◆ GIVEN INFORMATION:
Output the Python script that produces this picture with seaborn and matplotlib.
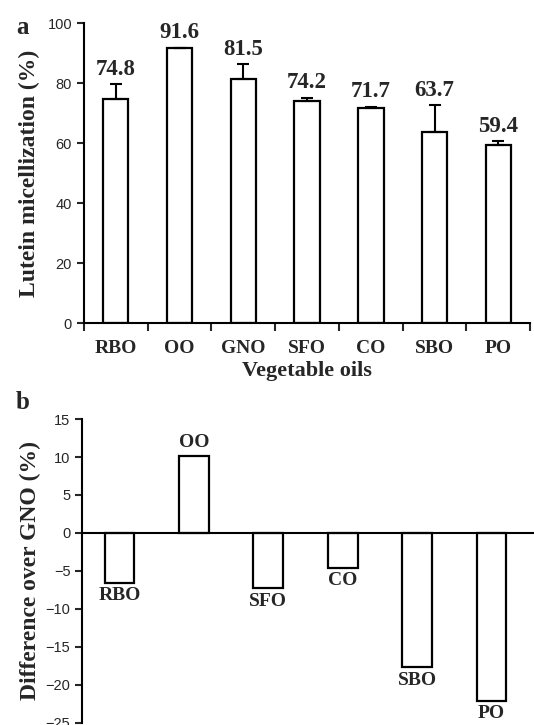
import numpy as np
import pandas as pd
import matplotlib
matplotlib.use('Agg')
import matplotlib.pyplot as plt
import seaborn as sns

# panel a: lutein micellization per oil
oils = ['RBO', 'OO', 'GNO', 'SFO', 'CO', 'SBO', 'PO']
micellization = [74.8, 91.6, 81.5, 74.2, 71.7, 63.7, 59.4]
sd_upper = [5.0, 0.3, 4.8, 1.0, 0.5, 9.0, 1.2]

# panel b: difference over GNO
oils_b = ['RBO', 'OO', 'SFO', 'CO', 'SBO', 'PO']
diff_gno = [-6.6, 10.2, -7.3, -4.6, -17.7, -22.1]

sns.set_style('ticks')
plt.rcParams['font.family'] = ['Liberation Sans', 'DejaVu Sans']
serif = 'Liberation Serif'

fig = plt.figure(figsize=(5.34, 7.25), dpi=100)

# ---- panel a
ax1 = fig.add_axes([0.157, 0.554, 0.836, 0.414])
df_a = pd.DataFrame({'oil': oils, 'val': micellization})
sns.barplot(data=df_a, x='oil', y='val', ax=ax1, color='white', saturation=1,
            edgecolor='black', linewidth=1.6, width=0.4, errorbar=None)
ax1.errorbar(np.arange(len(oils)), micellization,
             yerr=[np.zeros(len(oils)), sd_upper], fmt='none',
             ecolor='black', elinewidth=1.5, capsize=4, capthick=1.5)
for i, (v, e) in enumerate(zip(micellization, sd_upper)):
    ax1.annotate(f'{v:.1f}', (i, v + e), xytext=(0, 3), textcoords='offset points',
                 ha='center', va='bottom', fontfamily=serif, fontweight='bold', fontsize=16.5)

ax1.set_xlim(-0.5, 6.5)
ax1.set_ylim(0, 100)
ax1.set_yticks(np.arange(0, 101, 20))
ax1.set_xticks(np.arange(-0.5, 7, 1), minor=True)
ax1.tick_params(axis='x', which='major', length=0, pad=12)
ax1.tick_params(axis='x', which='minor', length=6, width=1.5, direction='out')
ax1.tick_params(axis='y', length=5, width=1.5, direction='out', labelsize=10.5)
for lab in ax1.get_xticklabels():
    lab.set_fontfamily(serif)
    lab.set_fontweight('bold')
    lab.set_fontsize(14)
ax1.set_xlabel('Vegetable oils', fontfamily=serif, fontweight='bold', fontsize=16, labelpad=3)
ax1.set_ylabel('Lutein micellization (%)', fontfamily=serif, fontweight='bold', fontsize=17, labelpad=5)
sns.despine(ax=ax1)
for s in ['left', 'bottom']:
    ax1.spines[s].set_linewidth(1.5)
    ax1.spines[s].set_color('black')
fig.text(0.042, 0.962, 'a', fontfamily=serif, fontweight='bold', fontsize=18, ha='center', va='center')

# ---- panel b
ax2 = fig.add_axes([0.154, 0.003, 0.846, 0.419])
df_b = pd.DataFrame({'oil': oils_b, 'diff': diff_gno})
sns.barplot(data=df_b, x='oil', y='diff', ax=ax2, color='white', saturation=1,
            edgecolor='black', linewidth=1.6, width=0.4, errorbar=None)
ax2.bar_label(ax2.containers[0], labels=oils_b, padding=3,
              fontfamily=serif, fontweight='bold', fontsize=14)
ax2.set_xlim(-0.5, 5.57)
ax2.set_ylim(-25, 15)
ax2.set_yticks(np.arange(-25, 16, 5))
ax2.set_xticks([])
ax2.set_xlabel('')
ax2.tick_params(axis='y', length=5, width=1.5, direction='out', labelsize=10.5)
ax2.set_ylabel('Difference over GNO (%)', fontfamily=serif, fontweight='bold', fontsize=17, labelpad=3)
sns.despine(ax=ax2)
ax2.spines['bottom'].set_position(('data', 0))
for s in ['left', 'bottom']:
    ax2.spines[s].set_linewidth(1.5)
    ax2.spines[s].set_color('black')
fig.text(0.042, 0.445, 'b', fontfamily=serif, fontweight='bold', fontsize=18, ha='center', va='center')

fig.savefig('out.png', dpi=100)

◆ TO DO: Write out each line of the data exactly; the images should be left out.

◆ FULL OUTPUT:
Output the Python script that produces this picture with seaborn and matplotlib.
import numpy as np
import pandas as pd
import matplotlib
matplotlib.use('Agg')
import matplotlib.pyplot as plt
import seaborn as sns

# panel a: lutein micellization per oil
oils = ['RBO', 'OO', 'GNO', 'SFO', 'CO', 'SBO', 'PO']
micellization = [74.8, 91.6, 81.5, 74.2, 71.7, 63.7, 59.4]
sd_upper = [5.0, 0.3, 4.8, 1.0, 0.5, 9.0, 1.2]

# panel b: difference over GNO
oils_b = ['RBO', 'OO', 'SFO', 'CO', 'SBO', 'PO']
diff_gno = [-6.6, 10.2, -7.3, -4.6, -17.7, -22.1]

sns.set_style('ticks')
plt.rcParams['font.family'] = ['Liberation Sans', 'DejaVu Sans']
serif = 'Liberation Serif'

fig = plt.figure(figsize=(5.34, 7.25), dpi=100)

# ---- panel a
ax1 = fig.add_axes([0.157, 0.554, 0.836, 0.414])
df_a = pd.DataFrame({'oil': oils, 'val': micellization})
sns.barplot(data=df_a, x='oil', y='val', ax=ax1, color='white', saturation=1,
            edgecolor='black', linewidth=1.6, width=0.4, errorbar=None)
ax1.errorbar(np.arange(len(oils)), micellization,
             yerr=[np.zeros(len(oils)), sd_upper], fmt='none',
             ecolor='black', elinewidth=1.5, capsize=4, capthick=1.5)
for i, (v, e) in enumerate(zip(micellization, sd_upper)):
    ax1.annotate(f'{v:.1f}', (i, v + e), xytext=(0, 3), textcoords='offset points',
                 ha='center', va='bottom', fontfamily=serif, fontweight='bold', fontsize=16.5)

ax1.set_xlim(-0.5, 6.5)
ax1.set_ylim(0, 100)
ax1.set_yticks(np.arange(0, 101, 20))
ax1.set_xticks(np.arange(-0.5, 7, 1), minor=True)
ax1.tick_params(axis='x', which='major', length=0, pad=12)
ax1.tick_params(axis='x', which='minor', length=6, width=1.5, direction='out')
ax1.tick_params(axis='y', length=5, width=1.5, direction='out', labelsize=10.5)
for lab in ax1.get_xticklabels():
    lab.set_fontfamily(serif)
    lab.set_fontweight('bold')
    lab.set_fontsize(14)
ax1.set_xlabel('Vegetable oils', fontfamily=serif, fontweight='bold', fontsize=16, labelpad=3)
ax1.set_ylabel('Lutein micellization (%)', fontfamily=serif, fontweight='bold', fontsize=17, labelpad=5)
sns.despine(ax=ax1)
for s in ['left', 'bottom']:
    ax1.spines[s].set_linewidth(1.5)
    ax1.spines[s].set_color('black')
fig.text(0.042, 0.962, 'a', fontfamily=serif, fontweight='bold', fontsize=18, ha='center', va='center')

# ---- panel b
ax2 = fig.add_axes([0.154, 0.003, 0.846, 0.419])
df_b = pd.DataFrame({'oil': oils_b, 'diff': diff_gno})
sns.barplot(data=df_b, x='oil', y='diff', ax=ax2, color='white', saturation=1,
            edgecolor='black', linewidth=1.6, width=0.4, errorbar=None)
ax2.bar_label(ax2.containers[0], labels=oils_b, padding=3,
              fontfamily=serif, fontweight='bold', fontsize=14)
ax2.set_xlim(-0.5, 5.57)
ax2.set_ylim(-25, 15)
ax2.set_yticks(np.arange(-25, 16, 5))
ax2.set_xticks([])
ax2.set_xlabel('')
ax2.tick_params(axis='y', length=5, width=1.5, direction='out', labelsize=10.5)
ax2.set_ylabel('Difference over GNO (%)', fontfamily=serif, fontweight='bold', fontsize=17, labelpad=3)
sns.despine(ax=ax2)
ax2.spines['bottom'].set_position(('data', 0))
for s in ['left', 'bottom']:
    ax2.spines[s].set_linewidth(1.5)
    ax2.spines[s].set_color('black')
fig.text(0.042, 0.445, 'b', fontfamily=serif, fontweight='bold', fontsize=18, ha='center', va='center')

fig.savefig('out.png', dpi=100)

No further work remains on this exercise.